>> Start DATA SECTION

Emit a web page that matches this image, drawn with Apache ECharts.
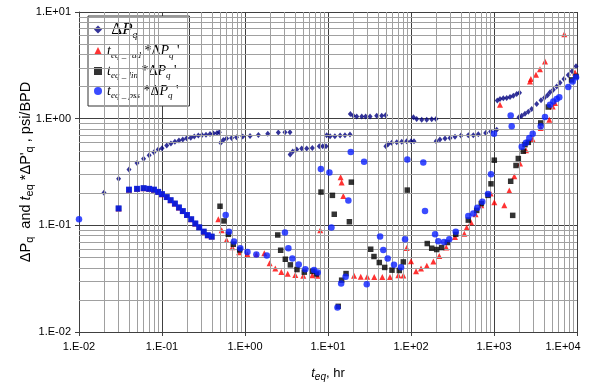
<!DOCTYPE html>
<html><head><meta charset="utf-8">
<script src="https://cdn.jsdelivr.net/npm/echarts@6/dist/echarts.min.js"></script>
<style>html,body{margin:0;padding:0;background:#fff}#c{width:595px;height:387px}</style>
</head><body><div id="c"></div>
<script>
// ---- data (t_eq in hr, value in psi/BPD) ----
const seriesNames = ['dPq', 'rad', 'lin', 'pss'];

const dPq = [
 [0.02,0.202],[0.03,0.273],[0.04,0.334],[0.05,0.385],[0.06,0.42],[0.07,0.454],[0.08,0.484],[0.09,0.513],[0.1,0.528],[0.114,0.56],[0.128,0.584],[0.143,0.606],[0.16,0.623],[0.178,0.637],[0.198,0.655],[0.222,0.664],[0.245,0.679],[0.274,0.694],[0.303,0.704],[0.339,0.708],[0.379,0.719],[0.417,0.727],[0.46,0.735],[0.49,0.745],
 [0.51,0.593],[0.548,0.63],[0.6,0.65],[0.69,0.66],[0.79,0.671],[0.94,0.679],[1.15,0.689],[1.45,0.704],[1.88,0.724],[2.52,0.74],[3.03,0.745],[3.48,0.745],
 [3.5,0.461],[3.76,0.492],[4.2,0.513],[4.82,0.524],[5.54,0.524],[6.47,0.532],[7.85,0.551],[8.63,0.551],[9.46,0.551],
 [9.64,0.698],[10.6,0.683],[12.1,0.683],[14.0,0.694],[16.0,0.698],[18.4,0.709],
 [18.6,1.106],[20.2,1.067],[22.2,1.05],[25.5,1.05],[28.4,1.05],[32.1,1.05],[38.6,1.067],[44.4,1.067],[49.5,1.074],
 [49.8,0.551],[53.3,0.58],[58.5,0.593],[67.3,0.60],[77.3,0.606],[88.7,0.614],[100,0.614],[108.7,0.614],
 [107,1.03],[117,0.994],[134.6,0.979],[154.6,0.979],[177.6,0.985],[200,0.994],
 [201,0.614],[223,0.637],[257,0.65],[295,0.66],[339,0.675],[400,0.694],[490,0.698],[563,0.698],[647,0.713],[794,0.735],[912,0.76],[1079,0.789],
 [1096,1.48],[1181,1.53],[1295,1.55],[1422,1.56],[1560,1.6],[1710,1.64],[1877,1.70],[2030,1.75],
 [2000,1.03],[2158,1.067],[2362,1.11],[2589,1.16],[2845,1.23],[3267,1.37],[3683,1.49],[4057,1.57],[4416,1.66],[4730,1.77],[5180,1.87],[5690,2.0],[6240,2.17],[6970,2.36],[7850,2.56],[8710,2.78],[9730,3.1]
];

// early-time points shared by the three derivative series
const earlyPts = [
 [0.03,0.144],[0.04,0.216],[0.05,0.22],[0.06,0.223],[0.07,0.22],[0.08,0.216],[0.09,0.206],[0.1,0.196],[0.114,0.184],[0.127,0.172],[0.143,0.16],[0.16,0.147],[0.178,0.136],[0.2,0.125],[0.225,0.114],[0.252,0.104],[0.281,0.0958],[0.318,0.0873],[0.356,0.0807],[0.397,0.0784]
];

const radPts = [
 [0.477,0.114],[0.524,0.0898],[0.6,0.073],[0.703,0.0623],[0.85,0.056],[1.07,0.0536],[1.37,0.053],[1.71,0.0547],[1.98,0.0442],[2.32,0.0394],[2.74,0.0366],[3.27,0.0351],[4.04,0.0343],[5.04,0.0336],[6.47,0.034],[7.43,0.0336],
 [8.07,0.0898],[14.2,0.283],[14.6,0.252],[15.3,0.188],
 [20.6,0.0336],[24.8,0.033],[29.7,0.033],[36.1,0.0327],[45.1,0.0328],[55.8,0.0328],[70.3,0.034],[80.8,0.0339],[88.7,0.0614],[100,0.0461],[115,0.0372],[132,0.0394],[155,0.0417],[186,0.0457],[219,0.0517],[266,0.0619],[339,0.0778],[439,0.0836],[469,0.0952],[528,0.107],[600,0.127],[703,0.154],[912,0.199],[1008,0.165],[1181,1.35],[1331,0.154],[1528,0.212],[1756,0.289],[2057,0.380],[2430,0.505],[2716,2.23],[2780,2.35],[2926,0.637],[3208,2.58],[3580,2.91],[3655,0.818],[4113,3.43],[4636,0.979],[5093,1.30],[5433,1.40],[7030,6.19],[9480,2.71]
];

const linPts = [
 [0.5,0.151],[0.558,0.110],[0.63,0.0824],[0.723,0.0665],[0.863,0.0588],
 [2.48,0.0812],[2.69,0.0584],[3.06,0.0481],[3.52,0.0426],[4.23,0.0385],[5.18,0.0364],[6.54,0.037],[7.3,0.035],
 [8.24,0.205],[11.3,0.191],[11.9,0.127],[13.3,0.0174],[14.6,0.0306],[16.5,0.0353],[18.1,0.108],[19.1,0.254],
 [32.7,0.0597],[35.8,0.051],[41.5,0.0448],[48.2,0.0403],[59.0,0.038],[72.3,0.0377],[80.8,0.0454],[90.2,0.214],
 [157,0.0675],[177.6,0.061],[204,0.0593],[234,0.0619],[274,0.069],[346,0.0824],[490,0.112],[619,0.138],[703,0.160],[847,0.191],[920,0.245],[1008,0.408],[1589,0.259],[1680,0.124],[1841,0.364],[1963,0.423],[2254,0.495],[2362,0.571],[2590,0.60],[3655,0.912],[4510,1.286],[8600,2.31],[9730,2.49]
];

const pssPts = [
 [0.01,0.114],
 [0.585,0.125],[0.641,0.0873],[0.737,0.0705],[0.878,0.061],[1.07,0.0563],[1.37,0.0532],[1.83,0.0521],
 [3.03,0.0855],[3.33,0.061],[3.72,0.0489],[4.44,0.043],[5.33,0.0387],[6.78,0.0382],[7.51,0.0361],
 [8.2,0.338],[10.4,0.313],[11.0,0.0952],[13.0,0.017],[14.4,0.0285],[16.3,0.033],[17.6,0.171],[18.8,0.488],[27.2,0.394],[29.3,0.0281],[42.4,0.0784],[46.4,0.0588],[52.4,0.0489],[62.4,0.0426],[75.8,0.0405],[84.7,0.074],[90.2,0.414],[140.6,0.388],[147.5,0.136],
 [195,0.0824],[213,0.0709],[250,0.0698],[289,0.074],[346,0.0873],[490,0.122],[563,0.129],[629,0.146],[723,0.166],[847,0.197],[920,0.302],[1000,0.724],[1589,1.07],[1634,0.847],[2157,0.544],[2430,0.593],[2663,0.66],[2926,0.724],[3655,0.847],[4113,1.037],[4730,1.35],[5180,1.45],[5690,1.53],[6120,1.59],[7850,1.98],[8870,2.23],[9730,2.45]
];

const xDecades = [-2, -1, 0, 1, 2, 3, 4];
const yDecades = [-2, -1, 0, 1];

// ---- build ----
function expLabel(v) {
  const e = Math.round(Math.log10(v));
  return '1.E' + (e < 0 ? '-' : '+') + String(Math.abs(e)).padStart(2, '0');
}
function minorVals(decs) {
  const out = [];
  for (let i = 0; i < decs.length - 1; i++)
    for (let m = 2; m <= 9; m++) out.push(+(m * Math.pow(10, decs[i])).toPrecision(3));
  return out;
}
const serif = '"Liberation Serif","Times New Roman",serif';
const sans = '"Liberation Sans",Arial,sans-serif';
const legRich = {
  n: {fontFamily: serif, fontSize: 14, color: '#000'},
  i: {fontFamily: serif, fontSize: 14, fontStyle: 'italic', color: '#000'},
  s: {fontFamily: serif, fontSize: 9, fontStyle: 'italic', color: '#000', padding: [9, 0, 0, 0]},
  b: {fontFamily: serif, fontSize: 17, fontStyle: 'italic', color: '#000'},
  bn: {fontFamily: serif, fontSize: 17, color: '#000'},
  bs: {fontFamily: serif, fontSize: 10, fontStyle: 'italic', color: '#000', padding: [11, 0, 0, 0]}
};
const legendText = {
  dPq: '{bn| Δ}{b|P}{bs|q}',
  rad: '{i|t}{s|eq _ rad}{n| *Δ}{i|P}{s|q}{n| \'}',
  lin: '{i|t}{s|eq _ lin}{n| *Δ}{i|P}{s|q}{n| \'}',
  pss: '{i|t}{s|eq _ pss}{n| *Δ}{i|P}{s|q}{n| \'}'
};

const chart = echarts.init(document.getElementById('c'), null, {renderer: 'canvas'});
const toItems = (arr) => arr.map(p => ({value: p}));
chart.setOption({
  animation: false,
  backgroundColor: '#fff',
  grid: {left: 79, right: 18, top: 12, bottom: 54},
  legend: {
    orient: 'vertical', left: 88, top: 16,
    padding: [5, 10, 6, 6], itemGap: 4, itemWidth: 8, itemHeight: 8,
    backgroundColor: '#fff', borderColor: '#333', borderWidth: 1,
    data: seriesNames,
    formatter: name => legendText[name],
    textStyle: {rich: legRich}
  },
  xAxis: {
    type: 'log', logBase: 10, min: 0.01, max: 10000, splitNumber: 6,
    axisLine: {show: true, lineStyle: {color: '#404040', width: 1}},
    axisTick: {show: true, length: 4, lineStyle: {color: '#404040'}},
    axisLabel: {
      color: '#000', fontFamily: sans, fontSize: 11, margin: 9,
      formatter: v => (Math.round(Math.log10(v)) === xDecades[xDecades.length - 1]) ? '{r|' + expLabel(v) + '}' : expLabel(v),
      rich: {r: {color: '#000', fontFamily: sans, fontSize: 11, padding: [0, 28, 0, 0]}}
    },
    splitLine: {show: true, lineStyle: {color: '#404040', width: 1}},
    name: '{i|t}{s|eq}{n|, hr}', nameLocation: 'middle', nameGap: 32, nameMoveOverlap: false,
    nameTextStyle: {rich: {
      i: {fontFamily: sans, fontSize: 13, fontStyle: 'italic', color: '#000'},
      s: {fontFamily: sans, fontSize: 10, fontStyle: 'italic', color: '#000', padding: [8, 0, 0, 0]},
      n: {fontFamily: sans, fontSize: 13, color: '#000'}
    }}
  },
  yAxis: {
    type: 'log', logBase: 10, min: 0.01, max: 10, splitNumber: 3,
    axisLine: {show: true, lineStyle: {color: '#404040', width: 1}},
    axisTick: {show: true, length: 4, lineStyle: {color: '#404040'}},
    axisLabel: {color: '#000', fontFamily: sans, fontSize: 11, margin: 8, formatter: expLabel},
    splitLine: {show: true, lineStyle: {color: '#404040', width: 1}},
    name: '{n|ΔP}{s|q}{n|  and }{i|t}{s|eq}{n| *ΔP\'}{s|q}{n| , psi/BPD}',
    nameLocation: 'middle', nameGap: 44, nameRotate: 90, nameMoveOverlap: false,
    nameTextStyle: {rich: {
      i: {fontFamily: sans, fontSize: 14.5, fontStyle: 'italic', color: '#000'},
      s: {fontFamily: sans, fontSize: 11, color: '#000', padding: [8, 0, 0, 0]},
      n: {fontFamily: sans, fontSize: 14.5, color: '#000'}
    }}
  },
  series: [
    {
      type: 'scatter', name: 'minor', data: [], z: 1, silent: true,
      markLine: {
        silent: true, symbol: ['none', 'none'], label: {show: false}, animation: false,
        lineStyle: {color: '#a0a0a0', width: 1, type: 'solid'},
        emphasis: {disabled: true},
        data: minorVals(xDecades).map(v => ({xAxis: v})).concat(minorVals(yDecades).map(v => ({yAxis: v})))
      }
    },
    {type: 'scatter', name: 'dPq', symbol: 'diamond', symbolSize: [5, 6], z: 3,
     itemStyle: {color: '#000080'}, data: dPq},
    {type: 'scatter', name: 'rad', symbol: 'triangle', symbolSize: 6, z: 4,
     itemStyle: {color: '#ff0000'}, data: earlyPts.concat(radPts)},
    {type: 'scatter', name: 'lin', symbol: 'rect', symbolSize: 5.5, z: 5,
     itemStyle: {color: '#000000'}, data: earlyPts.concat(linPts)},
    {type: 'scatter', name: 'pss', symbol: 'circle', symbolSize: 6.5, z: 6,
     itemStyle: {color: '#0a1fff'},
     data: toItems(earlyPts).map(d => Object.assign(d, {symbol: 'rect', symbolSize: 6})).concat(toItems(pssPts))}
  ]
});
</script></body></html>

>> End DATA SECTION

→ **PROBLEM TO SOLVE**: Print, exactly as written, the lines above from the first one to the one containing "const seriesNames = ['dPq', 'rad', 'lin', 'pss'];". Leave out pictures.

→ **EXERCISE ANSWER**:
Emit a web page that matches this image, drawn with Apache ECharts.
<!DOCTYPE html>
<html><head><meta charset="utf-8">
<script src="https://cdn.jsdelivr.net/npm/echarts@6/dist/echarts.min.js"></script>
<style>html,body{margin:0;padding:0;background:#fff}#c{width:595px;height:387px}</style>
</head><body><div id="c"></div>
<script>
// ---- data (t_eq in hr, value in psi/BPD) ----
const seriesNames = ['dPq', 'rad', 'lin', 'pss'];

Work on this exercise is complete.